DuckDB Community Extensions

(duckdb.org)

139 points | by isaacbrodsky 92 days ago

8 comments

  • xnx 92 days ago
    Very cool. The shellfs extension (https://github.com/rustyconover/duckdb-shellfs-extension) that allows shell commands to be used for input and output will make DuckDB even more useful as a command line analysis tool. I'm not sure how I'll use it yet, but I'm betting I can streamline some multi-step data processes.
    • rustyconover 91 days ago
      As the author I'm happy to answer any questions. I'm glad you like the idea of the extension.
  • ec109685 91 days ago
    If anyone is curious, web assembly is also supported: https://duckdb.org/2023/12/18/duckdb-extensions-in-wasm.html
  • netcraft 92 days ago
    >DuckDB Labs and the DuckDB Foundation do not vet the code within community extensions and, therefore, cannot guarantee that DuckDB community extensions are safe to use. The loading of community extensions can be explicitly disabled with the following one-way configuration option:

    So we should think of this like NPM.

    Still, very cool and very useful. Would love a way from inside of duckdb directly to query the extensions available from community.

    • nerdponx 92 days ago
      And like NPM or PyPI it's still at least marginally better than downloading compiled packages from opaque file servers. For example we avoided using the H3 (https://h3geo.org) extension for that reason. Safer (but slower) to use Python UDFs with the official H3 Python library than to fetch a file from an R2 instance, which is what the instructions currently state on Github (https://github.com/isaacbrodsky/h3-duckdb/blob/3c8a5358e42ab...)
  • 9cb14c1ec0 92 days ago
    > What happens behind the scenes is that DuckDB downloads an extension binary

    The baser part of me wonders how hard it would be to compromise that supply chain.

    • 1egg0myegg0 92 days ago
      Extension downloads are validated using a signature check to prevent tampering!

      (I work for DuckDB Labs and MotherDuck)

      • immibis 91 days ago
        The backdoored version of xz was also signed.
    • metadat 92 days ago
      define: baser

      > 1. (of a person or a person's actions or feelings) without moral principles; ignoble.

      > 2. denoting or befitting a person of low social class.

      (New term, to me)

    • sitkack 92 days ago
      Same as PyPi. Maybe upload left pad?
  • shubhamjain 91 days ago
    Honest question, how feasible it would be for DuckDB to release a non-columnar version of their DB (or at least make DuckDB a decent choice for a typical web app)? I don't know any other DB that makes installing extensions this easy. The rate at which they're shipping awesome features makes me wonder if they could eventually become a great generic database.
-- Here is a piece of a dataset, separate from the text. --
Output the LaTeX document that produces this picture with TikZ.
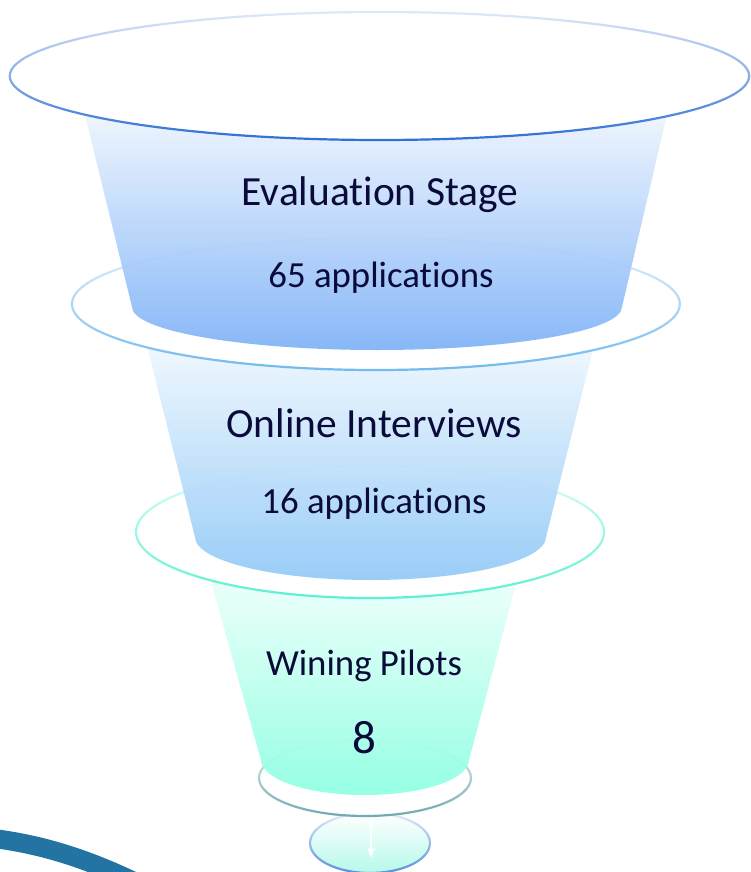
\documentclass[tikz,border=0pt]{standalone}
\usepackage{fontspec}
\setmainfont{Carlito}[Ligatures=NoCommon]
\usepackage{xcolor}
\usetikzlibrary{arrows.meta,fadings}
\definecolor{inkblue}{HTML}{0B0B3B}
\definecolor{ringone}{HTML}{2F6FD4}
\definecolor{ringtwo}{HTML}{72BAF0}
\definecolor{ringthree}{HTML}{5CF0D2}
\definecolor{ringfour}{HTML}{6FA9B2}
\definecolor{ringfive}{HTML}{5E8FDC}
\definecolor{stageone}{HTML}{7EB2F7}
\definecolor{stagetwo}{HTML}{91C9F7}
\definecolor{stagethree}{HTML}{8DFFE2}
\definecolor{swoosh}{HTML}{2374A2}
\newcommand{\ti}{t\kern0pt i}
\tikzfading[name=ringfade, top color=transparent!85, bottom color=transparent!0]
\tikzset{
	ringline/.style={draw=#1, line width=2.2pt, path fading=ringfade},
	stagebody/.style={top color=white, middle color=#1!62, bottom color=#1, fill opacity=0.92},
	title/.style={text=inkblue, font=\fontsize{41.5}{48}\selectfont, anchor=base},
	count/.style={text=inkblue, font=\fontsize{36.8}{44}\selectfont, anchor=base}
}

\begin{document}
\begin{tikzpicture}[x=1pt, y=-1pt]
	\useasboundingbox (0,0) rectangle (751,872);

	\draw[swoosh, line width=19pt] (-10,838) .. controls (40,844) and (85,858) .. (135,882);

	\shade[top color=white, bottom color=ringthree!45] (370,843) ellipse [x radius=60, y radius=30];
	\draw[ringline=ringfive] (370,843) ellipse [x radius=60, y radius=30];
	\coordinate (arrowtop) at (371,818);
	\coordinate (arrowtip) at (371,858);
	\draw[white, line width=1.6pt, -{Stealth[length=11pt, width=8pt]}] (arrowtop) -- (arrowtip);

	\fill[white] (365,778) ellipse [x radius=106, y radius=38];
	\draw[ringline=ringfour] (365,778) ellipse [x radius=106, y radius=38];
	\shade[stagebody=stagethree] (197,532) -- (261,760) arc[start angle=180, end angle=0, x radius=104, y radius=35] -- (530,532) -- cycle;

	\fill[white] (370,532) ellipse [x radius=234, y radius=66];
	\draw[ringline=ringthree] (370,532) ellipse [x radius=234, y radius=66];
	\shade[stagebody=stagetwo] (136.5,304) -- (195,537) arc[start angle=180, end angle=0, x radius=175.5, y radius=43] -- (604.5,304) -- cycle;

	\fill[white] (376,304) ellipse [x radius=304, y radius=66];
	\draw[ringline=ringtwo] (376,304) ellipse [x radius=304, y radius=66];
	\shade[stagebody=stageone] (75.5,76) -- (132,307) arc[start angle=180, end angle=0, x radius=245, y radius=43] -- (676,76) -- cycle;

	\fill[white] (380,76) ellipse [x radius=370, y radius=64];
	\draw[ringline=ringone] (380,76) ellipse [x radius=370, y radius=64];

	\node[title] (evaltitle) at (380,205) {Evalua\ti on Stage};
	\node[count] (evalcount) at (381,287) {65 applica\ti ons};
	\node[title] (onlinetitle) at (374,437) {Online Interviews};
	\node[count] (onlinecount) at (374,513) {16 applica\ti ons};
	\node[count] (pilottitle) at (364,675) {Wining Pilots};
	\node[text=inkblue, font=\fontsize{47}{52}\selectfont, anchor=base] (pilotcount) at (364,753) {8};
\end{tikzpicture}
\end{document}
    I know, I know, this could just as easily be a double-edged sword. A database should prioritize stability above everything else, but there is no reason why we shouldn't expect them to reach there.
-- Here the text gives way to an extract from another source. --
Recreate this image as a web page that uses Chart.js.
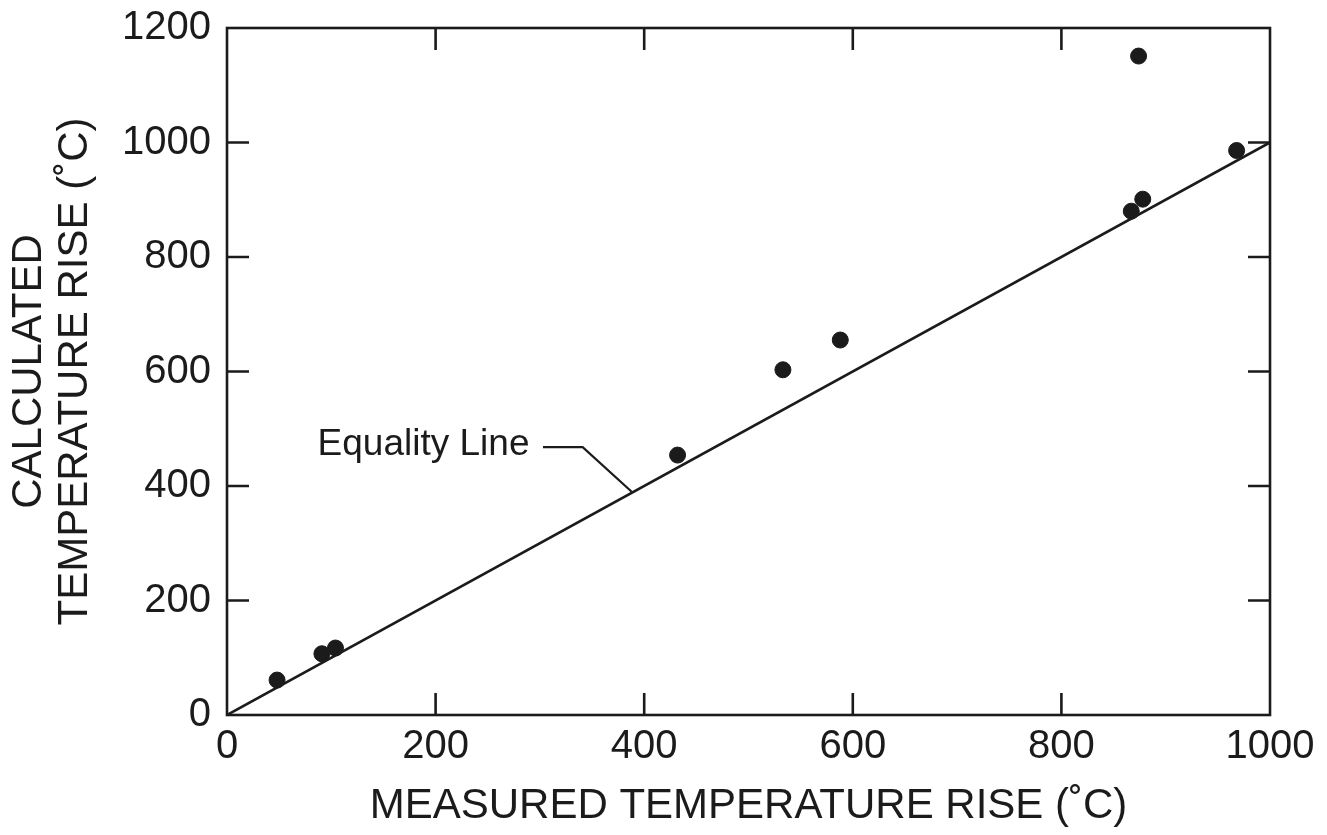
<!DOCTYPE html>
<html>
<head>
<meta charset="utf-8">
<script src="https://cdn.jsdelivr.net/npm/chart.js@4.4.1/dist/chart.umd.min.js"></script>
<style>
  html, body { margin: 0; padding: 0; background: #fff; }
  #wrap { width: 1327px; height: 835px; }
</style>
</head>
<body>
<div id="wrap"><canvas id="chart" width="1327" height="835"></canvas></div>
<script>
'use strict';

// measured vs calculated temperature rise (°C)
const measured   = [48, 91, 104, 432, 533, 588, 867, 878, 968, 874];
const calculated = [61, 107, 117, 454, 603, 655, 880, 901, 986, 1151];

// equality line y = x, and the leader from the label to it
const equalityLine = [{ x: 0, y: 0 }, { x: 1000, y: 1000 }];
const leaderLine   = [{ x: 303, y: 468 }, { x: 341, y: 468 }, { x: 388, y: 390 }];
const labelAnchor  = { x: 290, y: 472, text: 'Equality Line' };

const xTitle = 'MEASURED TEMPERATURE RISE (˚C)';
const yTitle = ['CALCULATED', 'TEMPERATURE RISE (˚C)'];

const INK = '#1b1b1b';
const FONT = '"Liberation Sans", Arial, Helvetica, sans-serif';

// box round the plot and inward ticks on all four sides
const framePlugin = {
  id: 'frame',
  afterDraw(chart) {
    const { ctx, chartArea: a, scales } = chart;
    const len = 22;
    ctx.save();
    ctx.strokeStyle = INK;
    ctx.lineWidth = 2.6;
    ctx.strokeRect(a.left, a.top, a.right - a.left, a.bottom - a.top);
    ctx.beginPath();
    scales.x.ticks.forEach(t => {
      if (t.value <= scales.x.min || t.value >= scales.x.max) return;
      const px = scales.x.getPixelForValue(t.value);
      ctx.moveTo(px, a.bottom); ctx.lineTo(px, a.bottom - len);
      ctx.moveTo(px, a.top);    ctx.lineTo(px, a.top + len);
    });
    scales.y.ticks.forEach(t => {
      if (t.value <= scales.y.min || t.value >= scales.y.max) return;
      const py = scales.y.getPixelForValue(t.value);
      ctx.moveTo(a.left, py);  ctx.lineTo(a.left + len, py);
      ctx.moveTo(a.right, py); ctx.lineTo(a.right - len, py);
    });
    ctx.stroke();

    // annotation text
    ctx.fillStyle = INK;
    ctx.font = '37px ' + FONT;
    ctx.textAlign = 'right';
    ctx.textBaseline = 'middle';
    ctx.fillText(labelAnchor.text,
      scales.x.getPixelForValue(labelAnchor.x),
      scales.y.getPixelForValue(labelAnchor.y));
    ctx.restore();
  }
};

new Chart(document.getElementById('chart'), {
  type: 'scatter',
  data: {
    datasets: [
      {
        label: 'Data',
        data: measured.map((m, i) => ({ x: m, y: calculated[i] })),
        backgroundColor: INK,
        borderColor: INK,
        pointRadius: 8,
        pointHoverRadius: 8,
        order: 0,
      },
      {
        label: 'Equality Line',
        type: 'line',
        data: equalityLine,
        borderColor: INK,
        borderWidth: 2.6,
        pointRadius: 0,
        fill: false,
        order: 1,
      },
      {
        label: 'Leader',
        type: 'line',
        data: leaderLine,
        borderColor: INK,
        borderWidth: 2.2,
        pointRadius: 0,
        fill: false,
        order: 1,
      },
    ],
  },
  options: {
    responsive: false,
    animation: false,
    events: [],
    layout: { padding: { top: 28, right: 57, left: 0, bottom: 0 } },
    plugins: { legend: { display: false }, tooltip: { enabled: false } },
    scales: {
      x: {
        type: 'linear',
        min: 0, max: 1000,
        grid: { display: false, drawTicks: false },
        border: { display: false },
        ticks: {
          stepSize: 100,
          padding: 8,
          color: INK,
          font: { family: FONT, size: 40 },
          callback: v => (v % 200 === 0 ? String(v) : null),
          maxRotation: 0,
          autoSkip: false,
        },
        title: {
          display: true,
          text: xTitle,
          color: INK,
          font: { family: FONT, size: 42, lineHeight: 1.1 },
          padding: { top: 0, bottom: 5 },
        },
        afterFit(scale) {
          scale.height = 120;
          scale.paddingLeft = 0;
          scale.paddingRight = 0;
        },
      },
      y: {
        type: 'linear',
        min: 0, max: 1200,
        grid: { display: false, drawTicks: false },
        border: { display: false },
        ticks: {
          stepSize: 100,
          padding: 16,
          color: INK,
          font: { family: FONT, size: 40 },
          callback: v => (v % 200 === 0 ? String(v) : null),
          autoSkip: false,
        },
        title: {
          display: true,
          text: yTitle,
          color: INK,
          font: { family: FONT, size: 42, lineHeight: 1.1 },
          padding: { top: 6, bottom: 0 },
        },
        afterFit(scale) {
          scale.width = 227;
          scale.paddingTop = 0;
          scale.paddingBottom = 0;
        },
      },
    },
  },
  plugins: [framePlugin],
});
</script>
</body>
</html>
    • wild_egg 91 days ago
      Are we certain that it's _not_ a decent choice for a typical web app? I'm tempted to swap it into one of mine and see how it behaves. Even if some operations are internally slower, that might be offset by having zero network latency to deal with

      It would be nice though if other DBs made extensions this easy. There are a handful of package managers for Postgres but they're not generally supported on managed platforms like RDS.

      Anyone know if there are comparable options for SQLite? Seems like an obvious thing that should exist but a quick search isn't showing me any

    • 1egg0myegg0 91 days ago
      Hello! I would recommend trying out DuckDB's SQLite attach feature! You can read or write data, and even make schema changes, all with DuckDB's engine and syntax. The storage then uses SQLite, which is row oriented!

      https://duckdb.org/docs/extensions/sqlite

      (I work at MotherDuck and DuckDB Labs)

      • wild_egg 91 days ago
        This is excellent — do you have any content around the performance affect here over using SQLite directly? I could see DuckDB's engine being faster for some cases but the SQLite storage format might hinder it. Curious if there's any analysis around this
    • snidane 91 days ago
      What do you need non-columnar layout for? Do you expect thousands of concurrent single row writes at a time?

      If you use embedded duckdb on the client, unless the person goes crazy clicking their mouse at 60 clicks/s, duckdb should handle it fine.

      If you run it on the backend and expect concurrent writes, you can buffer the writes in concatenated arrow tables, one per minibatch, and merge to duckdb every say 10 seconds. You'd just need to query both the historical duckdb and realtime arrow tables separately and combine results later.

      I agree that having a native support for this so called Lambda architecture would be cool to have natively in duckdb. Especially when drinking fast moving data from a firehose.

    • mgaunard 91 days ago
      Most of my web apps are built around tabular data.
  • gigatexal 92 days ago
    This is the coolest thing! I’m very excited to see what we will have next. Hah maybe an extension that imbeds vim and then I’ll never leave DuckDb lol
  • victor106 91 days ago
    Does duckdb (natively or through extensions) support Delta Tables?